Loss of GlcP function due to an insertional mutation in the newly defined glcP gene of B. subtilis resulted in partial relief from CR. The sum of the effects of the ptsG and glcP mutations was less than additive since loss of ptsG function gave full loss of CR. This fact remained enigmatic until we considered the possibility that expression of glcP may require the presence of exogenous glucose and a functional ptsG gene in B. subtilis. Thus, when wild-type cells were grown without glucose or when a ptsG mutant strain was grown with glucose, no GlcP activity was detected. Loss of ptsG may prevent expression of glcP and hence prevent CR mediated by GlcP. Possibly, PtsG promotes glcP gene transcription by allowing accumulation of cytoplasmic glucose-6-P, a potential glcP gene inducer. While this postulate represents an attractive possibility, the proposed PTS-dependent induction mechanism may prove more complex and interesting. Work is in progress to define the details of this mechanism.
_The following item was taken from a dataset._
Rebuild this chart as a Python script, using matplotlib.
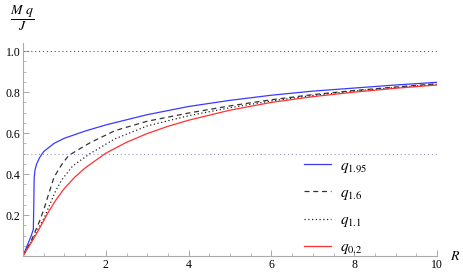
import matplotlib
matplotlib.use("Agg")
import matplotlib.pyplot as plt
from matplotlib.ticker import MultipleLocator, FixedLocator, FormatStrFormatter

plt.rcParams["font.family"] = ["Liberation Serif", "DejaVu Serif"]
plt.rcParams["mathtext.fontset"] = "stix"

# values
R_BLUE = [0, 0.1, 0.2, 0.25, 0.26, 0.27, 0.29, 0.33, 0.4, 0.5, 0.75, 1.0, 1.5, 2.0,
          2.5, 3, 4, 5, 6, 7, 8, 9, 10]
Q_BLUE = [0, 0.05, 0.10, 0.13, 0.25, 0.38, 0.42, 0.45, 0.48, 0.51, 0.55, 0.575, 0.61,
          0.64, 0.665, 0.69, 0.73, 0.76, 0.785, 0.805, 0.82, 0.835, 0.848]

R_DASH = [0, 0.2, 0.4, 0.5, 0.6, 0.75, 0.93, 1.1, 1.3, 1.62, 2.22, 3, 4, 4.4, 5, 6, 7,
          8, 9, 10]
Q_DASH = [0, 0.075, 0.17, 0.225, 0.29, 0.385, 0.445, 0.49, 0.515, 0.553, 0.612, 0.658,
          0.698, 0.712, 0.733, 0.763, 0.788, 0.808, 0.825, 0.841]

R_DOT = [0, 0.2, 0.4, 0.52, 0.77, 0.93, 1.2, 1.62, 2.22, 3, 4, 5, 6, 7, 8, 9, 10]
Q_DOT = [0, 0.07, 0.145, 0.19, 0.31, 0.37, 0.44, 0.50, 0.572, 0.635, 0.685, 0.724,
         0.757, 0.784, 0.805, 0.823, 0.838]

R_RED = [0, 0.2, 0.4, 0.6, 0.8, 1.0, 1.25, 1.5, 2.0, 2.5, 3, 3.5, 4, 5, 6, 7, 8, 9, 10]
Q_RED = [0, 0.065, 0.135, 0.21, 0.275, 0.33, 0.385, 0.43, 0.502, 0.555, 0.598, 0.633,
         0.663, 0.712, 0.75, 0.778, 0.8, 0.819, 0.835]

LABELS = [r"$q_{\mathit{1.95}}$", r"$q_{\mathit{1.6}}$", r"$q_{\mathit{1.1}}$",
          r"$q_{\mathit{0.2}}$"]
X_TICKS = [2, 4, 6, 8, 10]
Y_TICKS = [0.2, 0.4, 0.6, 0.8, 1.0]

fig = plt.figure(figsize=(4.63, 2.73), dpi=100)
ax = fig.add_axes([23 / 463, 17 / 273, 414 / 463, 213 / 273])

ax.plot(R_BLUE, Q_BLUE, color="#3a3aff", lw=0.9, label=LABELS[0])
ax.plot(R_DASH, Q_DASH, color="#333333", lw=0.9, dashes=(4, 3), label=LABELS[1])
ax.plot(R_DOT, Q_DOT, color="#222222", lw=0.9, dashes=(1, 2), label=LABELS[2])
ax.plot(R_RED, Q_RED, color="#ff3030", lw=0.9, label=LABELS[3])

ax.plot([0, 10], [1.0, 1.0], color="#555555", lw=0.8, dashes=(1, 2.5))
ax.plot([0, 10], [0.5, 0.5], color="#9999cc", lw=0.8, dashes=(1, 2.5))

ax.set_xlim(0, 10)
ax.set_ylim(0, 1.04)
for s in ("top", "right"):
    ax.spines[s].set_visible(False)
for s in ("left", "bottom"):
    ax.spines[s].set_color("#aaaaaa")
    ax.spines[s].set_linewidth(0.8)

ax.xaxis.set_major_locator(FixedLocator(X_TICKS))
ax.xaxis.set_minor_locator(MultipleLocator(0.5))
ax.yaxis.set_major_locator(FixedLocator(Y_TICKS))
ax.yaxis.set_minor_locator(MultipleLocator(0.05))
ax.yaxis.set_major_formatter(FormatStrFormatter("%.1f"))
ax.tick_params(which="both", direction="in", color="#999999", labelsize=8.5, pad=2)
ax.tick_params(which="major", length=4, width=0.6)
ax.tick_params(which="minor", length=2.5, width=0.5)

leg = ax.legend(loc="lower left", bbox_to_anchor=(0.645, -0.065), frameon=False,
                fontsize=11, handlelength=1.8, labelspacing=0.75, handletextpad=0.6)

ax.text(1.045, 0.0, "$R$", transform=ax.transAxes, fontsize=10, ha="center",
        va="center")
ax.text(-0.002, 1.115, r"$\dfrac{M\ q}{J}$", transform=ax.transAxes, fontsize=10,
        ha="center", va="center")

fig.savefig("out.png", dpi=100)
The work presented in this paper provides a preliminary description of GlcP, a novel glucose/mannose:H⁺ symporter. This permease has been found to be a member of the fucose/glucose/galactose:H⁺ symporter (FGHS) family, one of the seventeen currently recognized families that constitute the major facilitator superfamily (MFS), also called the uniporter/ symporter/antiporter superfamily (12, 13, 23, 28). The well-characterized sugar porter family of the MFS is an exceptionally large family with over 130 currently sequenced members, many of which transport hexoses by either uniport or proton symport (2, 16, 17, 28). Although the proteins of the small FGHS family also catalyze sugar:H⁺ symport, they are only distantly related to the proteins of the sugar porter family (28). The two previously characterized members of the FGHS family, the fucose permease of E. coli (14, 15) and the galactose/glucose permease of B. abortus (6, 31), both transport sugars of the galacto configuration. Our results suggest that GlcP is not capable of transporting galactose, although it does transport glucose, mannose, 2-deoxyglucose, and methyl -glucoside. These observations suggest that GlcP stereospecifically recognizes the hydroxyl group at position 4 (which must be in the gluco configuration rather than the galacto configuration) but does not recognize the hydroxyl group at position 2 (which can be in the cis or trans configuration or can be absent) or the hydroxyl group at position 1 (which can be methylated). It will be interesting to examine the transport specificities of the other two characterized members of the FGHS family in order to determine their stereospecificity requirements. Further studies may reveal the breadth of functions served by proteins of the FGHS family as additional members of this small MFS family become sequenced and characterized.